Include the line containing "import matplotlib.pyplot as plt" and all lines before it, repeated exactly from the listing below, without pictures.

◆ ◆ ◆

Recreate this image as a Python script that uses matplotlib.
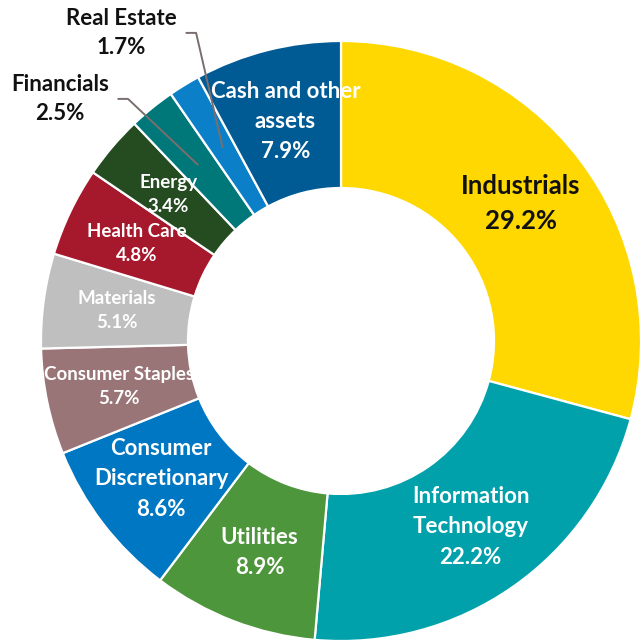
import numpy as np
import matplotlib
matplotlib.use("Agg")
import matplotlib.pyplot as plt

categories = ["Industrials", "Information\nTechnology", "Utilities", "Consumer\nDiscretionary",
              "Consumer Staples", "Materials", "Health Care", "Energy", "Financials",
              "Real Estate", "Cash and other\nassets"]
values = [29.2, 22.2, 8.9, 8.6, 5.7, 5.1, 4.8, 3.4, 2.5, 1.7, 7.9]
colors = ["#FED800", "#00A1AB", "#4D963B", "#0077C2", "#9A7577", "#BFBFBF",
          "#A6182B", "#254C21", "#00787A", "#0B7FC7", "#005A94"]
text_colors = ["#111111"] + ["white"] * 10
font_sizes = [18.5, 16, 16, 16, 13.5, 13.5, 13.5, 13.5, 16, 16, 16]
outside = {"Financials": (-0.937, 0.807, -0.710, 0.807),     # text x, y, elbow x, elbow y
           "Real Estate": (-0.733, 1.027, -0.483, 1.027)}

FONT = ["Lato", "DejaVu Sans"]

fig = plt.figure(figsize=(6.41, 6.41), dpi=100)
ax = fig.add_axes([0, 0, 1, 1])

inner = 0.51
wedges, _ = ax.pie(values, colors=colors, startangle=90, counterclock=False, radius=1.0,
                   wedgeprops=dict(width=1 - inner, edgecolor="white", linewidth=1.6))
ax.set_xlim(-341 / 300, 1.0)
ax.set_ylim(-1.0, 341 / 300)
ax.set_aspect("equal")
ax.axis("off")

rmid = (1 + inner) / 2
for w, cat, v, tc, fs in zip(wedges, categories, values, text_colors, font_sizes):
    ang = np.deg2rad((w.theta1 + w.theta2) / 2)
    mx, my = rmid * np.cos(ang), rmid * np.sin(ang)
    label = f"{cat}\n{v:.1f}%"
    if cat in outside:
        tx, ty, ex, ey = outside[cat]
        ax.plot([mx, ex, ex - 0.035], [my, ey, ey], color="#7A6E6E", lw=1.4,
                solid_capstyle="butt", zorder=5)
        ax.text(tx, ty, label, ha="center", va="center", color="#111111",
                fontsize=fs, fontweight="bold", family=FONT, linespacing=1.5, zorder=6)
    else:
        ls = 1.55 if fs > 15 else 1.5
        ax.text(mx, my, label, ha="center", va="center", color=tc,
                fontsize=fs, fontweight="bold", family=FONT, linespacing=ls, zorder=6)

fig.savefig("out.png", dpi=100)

◆ ◆ ◆

**ANSWER TO THIS EXERCISE**.
Recreate this image as a Python script that uses matplotlib.
import numpy as np
import matplotlib
matplotlib.use("Agg")
import matplotlib.pyplot as plt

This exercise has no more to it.